Both Stephen Scouten of Sandler O'Neill & Partners and Dave Rochester of Deutsche Bank singled out Weston, Fla.-based FCB on those grounds.

"FCB would be perfect for BB&T Corp. (BBT) ," Scouten said, noting that the Winston-Salem, N.C., bank holding company, a spirited dealmaker with money still to spend, could go after something the size of FCB and not arouse antitrust issues. "BB&T will continue to be active longer term."

According to Scouten, FCB could attract $39 per share to $41 per share, or $1.4 billion to $1.5 billion based on shares outstanding. FCB is currently trading around $36, and Scouten feels the offer would have to be $3 per share to $5 per share premium to that for FCB to consider a deal.

Officials from both FCB and BB&T declined comment. 

May has already been a busy month for small- and mid-cap bank dealmaking. Simmons First National (SFNC) announced that it would acquire Citizens National Bancorp for $77 million on May 18, and Sunshine Bancorp announced it would acquire Florida Bank of Commerce for $40 million on May 10.

"The M&A activity in the banking sector is the continuation of a long-term trend that has been in place since the 1980s," analyst Gerard Cassidy of RBC Capital Markets said in a phone interview. "It has peaks and valleys. We're heading back into a peak period."

Three major factors are making it harder for banks to do deals, including low interest rates, increased regulatory costs and the high price tag of implementing a mobile platform, he explained.

"Traditionally big banks have not had the greatest customer service when it comes to consumer banking," Cassidy said. "That has been turned on its head since the advent of the mobile channel."

He added that mid-sized and smaller banks have trouble keeping up, as developing apps, software or products that allow a bank to operate on a smartphone or tablet takes both time and money.

Since the advent of the smartphone, Cassidy goes on, these banks have had to consider M&A in the shorter term.

Meanwhile, government regulations make it hard for large-cap banks to do deals. 

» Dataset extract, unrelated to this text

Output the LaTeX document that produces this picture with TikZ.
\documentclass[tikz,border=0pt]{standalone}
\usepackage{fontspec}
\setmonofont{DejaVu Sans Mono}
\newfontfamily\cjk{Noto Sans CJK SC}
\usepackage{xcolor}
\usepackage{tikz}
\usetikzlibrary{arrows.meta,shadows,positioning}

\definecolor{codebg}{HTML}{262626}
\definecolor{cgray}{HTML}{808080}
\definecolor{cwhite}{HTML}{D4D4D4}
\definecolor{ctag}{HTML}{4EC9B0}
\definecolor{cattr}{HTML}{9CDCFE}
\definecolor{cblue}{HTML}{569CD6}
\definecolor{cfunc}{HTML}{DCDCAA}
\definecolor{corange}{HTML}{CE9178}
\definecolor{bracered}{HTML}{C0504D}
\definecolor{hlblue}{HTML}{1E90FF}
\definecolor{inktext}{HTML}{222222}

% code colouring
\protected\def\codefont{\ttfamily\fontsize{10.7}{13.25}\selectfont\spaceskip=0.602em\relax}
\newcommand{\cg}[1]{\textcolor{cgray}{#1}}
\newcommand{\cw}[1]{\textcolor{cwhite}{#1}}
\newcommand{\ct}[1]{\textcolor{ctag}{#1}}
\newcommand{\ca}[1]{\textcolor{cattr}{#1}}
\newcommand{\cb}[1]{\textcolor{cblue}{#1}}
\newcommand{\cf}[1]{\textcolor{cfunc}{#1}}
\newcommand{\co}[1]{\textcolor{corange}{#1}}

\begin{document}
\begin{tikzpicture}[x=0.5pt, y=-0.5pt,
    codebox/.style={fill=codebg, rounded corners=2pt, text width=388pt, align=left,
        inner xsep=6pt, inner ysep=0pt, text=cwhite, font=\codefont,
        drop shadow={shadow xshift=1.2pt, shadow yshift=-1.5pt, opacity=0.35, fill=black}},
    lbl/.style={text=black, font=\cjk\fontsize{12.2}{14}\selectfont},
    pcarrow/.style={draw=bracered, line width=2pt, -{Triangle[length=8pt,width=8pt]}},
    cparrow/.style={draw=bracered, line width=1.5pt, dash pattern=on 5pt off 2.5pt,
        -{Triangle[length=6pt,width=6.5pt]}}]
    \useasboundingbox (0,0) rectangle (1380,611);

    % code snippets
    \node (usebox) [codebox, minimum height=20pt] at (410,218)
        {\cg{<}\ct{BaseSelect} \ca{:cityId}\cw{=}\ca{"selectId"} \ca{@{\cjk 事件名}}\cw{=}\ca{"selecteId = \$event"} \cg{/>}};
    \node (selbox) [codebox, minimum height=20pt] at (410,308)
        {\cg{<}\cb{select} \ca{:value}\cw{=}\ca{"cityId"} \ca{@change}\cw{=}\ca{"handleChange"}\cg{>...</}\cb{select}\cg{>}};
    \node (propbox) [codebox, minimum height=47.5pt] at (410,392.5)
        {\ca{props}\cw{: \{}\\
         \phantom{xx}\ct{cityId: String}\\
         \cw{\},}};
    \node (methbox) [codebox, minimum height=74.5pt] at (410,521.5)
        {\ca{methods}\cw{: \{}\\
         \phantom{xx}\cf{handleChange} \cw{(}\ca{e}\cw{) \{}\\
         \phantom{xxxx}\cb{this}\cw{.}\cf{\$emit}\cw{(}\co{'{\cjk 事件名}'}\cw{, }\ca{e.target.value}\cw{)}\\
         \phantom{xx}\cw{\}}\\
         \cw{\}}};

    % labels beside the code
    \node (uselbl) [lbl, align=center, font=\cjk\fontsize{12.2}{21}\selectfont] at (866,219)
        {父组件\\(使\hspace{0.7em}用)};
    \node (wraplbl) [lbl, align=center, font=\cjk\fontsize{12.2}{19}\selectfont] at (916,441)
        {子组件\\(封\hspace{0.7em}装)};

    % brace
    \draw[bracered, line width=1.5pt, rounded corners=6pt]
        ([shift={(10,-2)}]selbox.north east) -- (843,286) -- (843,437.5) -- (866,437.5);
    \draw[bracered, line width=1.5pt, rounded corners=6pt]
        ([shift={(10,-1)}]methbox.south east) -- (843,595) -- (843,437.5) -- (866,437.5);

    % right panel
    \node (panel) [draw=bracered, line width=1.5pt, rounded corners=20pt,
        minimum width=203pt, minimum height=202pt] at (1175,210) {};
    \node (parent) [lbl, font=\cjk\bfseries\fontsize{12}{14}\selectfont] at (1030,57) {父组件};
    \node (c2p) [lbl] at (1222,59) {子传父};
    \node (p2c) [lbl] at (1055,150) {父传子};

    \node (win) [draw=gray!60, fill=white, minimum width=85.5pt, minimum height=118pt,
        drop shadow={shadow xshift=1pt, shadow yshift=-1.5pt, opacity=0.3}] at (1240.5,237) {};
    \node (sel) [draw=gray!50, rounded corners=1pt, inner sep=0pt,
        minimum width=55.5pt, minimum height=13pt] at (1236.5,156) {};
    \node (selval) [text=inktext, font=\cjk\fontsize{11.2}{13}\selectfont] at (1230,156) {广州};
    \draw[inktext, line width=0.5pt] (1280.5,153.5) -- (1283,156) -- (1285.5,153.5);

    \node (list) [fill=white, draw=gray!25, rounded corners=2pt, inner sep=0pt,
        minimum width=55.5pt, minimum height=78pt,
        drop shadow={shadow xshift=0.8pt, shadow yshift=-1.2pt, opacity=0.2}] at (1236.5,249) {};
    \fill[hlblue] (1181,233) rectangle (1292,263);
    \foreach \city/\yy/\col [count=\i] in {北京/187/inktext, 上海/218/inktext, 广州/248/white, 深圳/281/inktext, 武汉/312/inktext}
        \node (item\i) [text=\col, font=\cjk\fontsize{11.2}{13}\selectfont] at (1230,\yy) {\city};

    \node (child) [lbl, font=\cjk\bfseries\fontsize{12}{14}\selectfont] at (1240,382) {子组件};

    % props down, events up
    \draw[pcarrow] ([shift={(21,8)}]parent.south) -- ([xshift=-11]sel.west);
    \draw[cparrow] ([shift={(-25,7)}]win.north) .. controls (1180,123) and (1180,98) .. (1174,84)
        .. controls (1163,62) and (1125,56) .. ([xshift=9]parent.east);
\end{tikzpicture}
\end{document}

"Big banks have a lot of difficulty selling out because the government has this Too Big To Fail theory," noted analyst Dick Bove of Rafferty Capital. "It's going to block large mergers."

So mid- and small-cap banks know that it's not only in their best interest to stick together, but that the current environment is quite conducive to it.

"Valuations are up to reasonable levels," said Sandler O'Neill's Scouten. "M&A conversations are active."

He identified several other potential targets and what they could sell for based on a reasonable take-out multiple of tangible book value per share, as well as price to earnings. 

For example, Scouten believes that Elkin, N.C.-based Yadkin Financial (YDKN) , which operates in North Carolina, could go for around $1.4 billion, or $28 to $32 per share, based on shares outstanding.

Florida-based Stonegate Bank, selling at $31.26 midday Wednesday, could fetch $434 million, or $34 to $36 per share based on his model.

Seacoast Banking Corp. of Florida (SBCF) , based in Stuart, Fla., and with operations throughout Florida, could go for $678 million, with Scouten valuing it at between $18 and $20 per share, thanks to activism and board control issues.

Atlanta-based State Bank Financial (STBZ) , which operates throughout Georgia, could attract $811 million, based on a $22 per share price target, although Scouten noted that valuing this bank "is tough."

TCF Financial (TCB) , based in Wayzata, Minn., could also be of interest to buyers because of its ability to grow loans by 20% and its chairman is set to retire next year, according to Deutsche Bank's Rochester.

Officials at Yadkin and Seacoast couldn't be reached. Stonegate and State Bank executives declined comment.

As far as potential buyers, Scouten pointed to Colombia, S.C.-based South State Corp. (SSB) , which operates in Georgia, South Carolina and North Carolina. South State is one of the banks in his coverage universe that has doneg several deals lately, and Scouten believes this trend will continue.

Rochester thinks metropolitan New York-based New York Community Bank NYCB could be an acquirer, citing a need to boost earnings power. NYCB already has an acquisition of Astoria Financial Corp. pending and is waiting for the Federal Trade Commission to approve the deal.

South State and NYCB officials declined comment.

Other banks, too, are likely considering whether they want to be bought or go on the hunt, since the times really demand such contemplation.

Said Rafferty Capital's Bove: "If you're a small or midsize and the economy is flatlining, which it's doing right now, the only way to increase earnings is to lower your cost of operations."